The FEC has alleged that the Christian Coalition violated campaign laws by spending thousands of dollars to promote the candidacies of such Republican politicians as former President Bush, Sen. Jesse Helms of North Carolina, Virginia Senate candidate Oliver North and House Speaker Newt Gingrich of Georgia.

The Christian Coalition has argued that it broke no law because its campaign materials did not expressly advocate the election or defeat of individual candidates.

The FEC's argument is that the coalition violated the law by improperly coordinating its activities with Republicans. The AFL-CIO and the ACLU agreed with the coalition that the FEC shouldn't be permitted to make that judgment.


FAA want funds for Y2K bug

WASHINGTON -- The Federal Aviation Administration wants Congress to permit the nation's airports to use up to $100 million in existing federal grants to help prepare for the Year 2000 computer problem.

FAA chief Jane Garvey says smaller airports can't prepare for possible problems because they can't afford to hire experts to test their computers.
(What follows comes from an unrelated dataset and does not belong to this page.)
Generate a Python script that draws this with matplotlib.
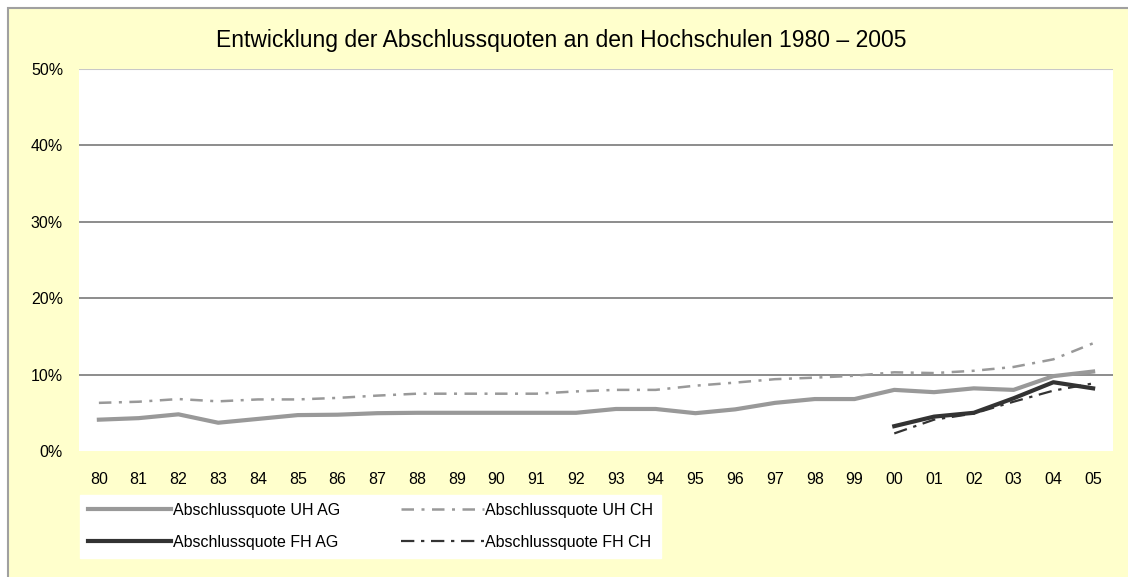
import matplotlib.pyplot as plt
from matplotlib.patches import Rectangle
import numpy as np

plt.rcParams['font.family'] = ['Liberation Sans', 'DejaVu Sans']

jahre = ['80', '81', '82', '83', '84', '85', '86', '87', '88', '89', '90', '91', '92',
         '93', '94', '95', '96', '97', '98', '99', '00', '01', '02', '03', '04', '05']
# Abschlussquoten in %
uh_ag = [4.1, 4.3, 4.8, 3.7, 4.2, 4.7, 4.75, 4.95, 5.0, 5.0, 5.0, 5.0, 5.0,
         5.5, 5.5, 4.95, 5.45, 6.3, 6.8, 6.8, 8.0, 7.7, 8.2, 8.0, 9.8, 10.4]
uh_ch = [6.3, 6.45, 6.8, 6.5, 6.75, 6.75, 6.95, 7.25, 7.5, 7.5, 7.5, 7.5, 7.8,
         8.0, 8.0, 8.55, 8.95, 9.4, 9.6, 9.85, 10.3, 10.2, 10.5, 11.0, 12.0, 14.1]
fh_ag = [None] * 20 + [3.25, 4.5, 5.0, 6.9, 9.0, 8.2]
fh_ch = [None] * 20 + [2.3, 4.1, 4.9, 6.45, 7.9, 8.85]

fh_ag = np.array(fh_ag, dtype=float)
fh_ch = np.array(fh_ch, dtype=float)
x = np.arange(len(jahre))

fig = plt.figure(figsize=(11.28, 5.77), dpi=100)
fig.patch.set_facecolor('white')
# gelber Hintergrund mit grauem Rahmen
bg = Rectangle((8 / 1128, -0.05), 1.1, 1 - 8 / 577 + 0.05,
               transform=fig.transFigure, facecolor='#FFFFCC',
               edgecolor='#A0A0A0', linewidth=1.5, zorder=-10)
fig.patches.append(bg)

ax = fig.add_axes([79 / 1128, 1 - 451 / 577, (1113 - 79) / 1128, (451 - 69) / 577])
ax.set_zorder(1)
ax.set_facecolor('white')
for s in ax.spines.values():
    s.set_visible(False)

for g in [10, 20, 30, 40]:
    ax.axhline(g, color='#6d6d6d', lw=1.1, zorder=1)
ax.axhline(50, color='#c8c8c8', lw=1.5, zorder=1)

l1, = ax.plot(x, uh_ag, color='#999999', lw=3.0,
              label='Abschlussquote UH AG', zorder=3)
l2, = ax.plot(x, uh_ch, color='#999999', lw=1.8, dashes=(5, 3, 1.2, 3),
              label='Abschlussquote UH CH', zorder=2)
l3, = ax.plot(x, fh_ag, color='#333333', lw=3.0,
              label='Abschlussquote FH AG', zorder=4)
l4, = ax.plot(x, fh_ch, color='#333333', lw=1.6, dashes=(6, 3, 1.5, 3),
              label='Abschlussquote FH CH', zorder=3)

ax.set_xlim(-0.5, len(jahre) - 0.5)
ax.set_ylim(0, 50)
ax.set_yticks([0, 10, 20, 30, 40, 50])
ax.set_yticklabels(['0%', '10%', '20%', '30%', '40%', '50%'])
ax.set_xticks(x)
ax.set_xticklabels(jahre)
ax.tick_params(axis='y', length=0, pad=11.5, labelsize=11.5)
ax.tick_params(axis='x', length=0, pad=15, labelsize=11.5)

fig.text(0.498, 1 - 40 / 577, 'Entwicklung der Abschlussquoten an den Hochschulen 1980 – 2005',
         ha='center', va='center', fontsize=16.5)

leg = fig.legend([l1, l3, l2, l4],
                 ['Abschlussquote UH AG', 'Abschlussquote FH AG',
                  'Abschlussquote UH CH', 'Abschlussquote FH CH'],
                 ncol=2, loc='upper left', bbox_to_anchor=(80 / 1128, 1 - 495 / 577),
                 frameon=True, fancybox=False, facecolor='white', edgecolor='white',
                 framealpha=1, fontsize=11.5, handlelength=5.2, handletextpad=0.1,
                 columnspacing=3.8, labelspacing=1.05, borderpad=0.5,
                 borderaxespad=0)
leg.set_zorder(5)

fig.savefig('out.png', dpi=100, facecolor=fig.get_facecolor())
She said the Year 2000 problem won't affect safety and that the FAA will write to all airports soon to outline their responsibilities to prepare for 2000.

The Air Transport Association, an industry trade group, warned that of 81 airports it surveyed nationwide, more than one-third have no formal plans for dealing with the Year 2000 problem. And 24 of those 81 airports are at least three months behind or else acknowledge they won't finish preparations until June 1999, the association said.

But airline regulators, industry executives and some in Congress believe passenger jets will continue to fly safely after December 1999, when the calendar rollover will play havoc with some of the nation's computer systems.


Mexican trucks in U.S. hits six-month snag

MEXICO CITY -- Mexican Commerce Secretary Herminio Blanco said Wednesday the solution to a dispute with the United States over access for Mexican trucks would take at least six months to settle.

Mexico last week sought the formation of a NAFTA arbitration panel to review the matter. Under the North American Free Trade Agreement, Mexican trucks were supposed to be allowed access to U.S. border states as of Dec. 18, 1995. The U.S. has denied access, however, arguing that the trucks don't meet U.S. safety standards.

Blanco said both countries were in the process of selecting five panelists but reiterated that Mexico would drop the settlement procedure if the U.S. agreed to remove the transport restrictions beforehand.


USWA, Kaiser agree to postpone strike deadline

SPOKANE, Wash. -- Talks Wednesday between the presidents of Kaiser Aluminum Corp. and the United Steelworkers union failed to produce immediate agreement on a new contract but the two sides did agree to briefly postpone a strike deadline.

The contract between Kaiser and about 3,000 union workers was set to expire at 7 p.m. EDT, but the two sides pushed that to 10 p.m. EDT to give the union a chance to study a new contract proposal.

"The proposal is contingent on the union not going on strike and the union negotiating committee recommending ratification," said Kaiser spokeswoman Susan Ashe in Spokane.

The enhanced offer will be withdrawn if workers strike, she said. When the original deadline arrived, busloads of replacement workers rode past the gates of the company's Trentwood mill and stopped at temporary housing set up there.

Spokesman John Duray said union officials were studying the new offer and did not have an immediate response. "At this point we are still bargaining," Duray said from Minneapolis, site of the negotiations. He noted Kaiser was still planning to lay off about 400 people at its Spokane plants.

Customers ranging from The Boeing Co. to soft-drink can makers were closely following the talks. The contract covers more than 3,000 union members in five plants, including three in Washington state. Union officials say the workers were asking for parity in wages and pensions with employees of similar-sized aluminum companies, such as Alcoa and Reynolds.

The union contends Kaiser's wages and benefits are below industry averages because workers made pay and pension givebacks to help the company weather financial rough spots in the 1980s.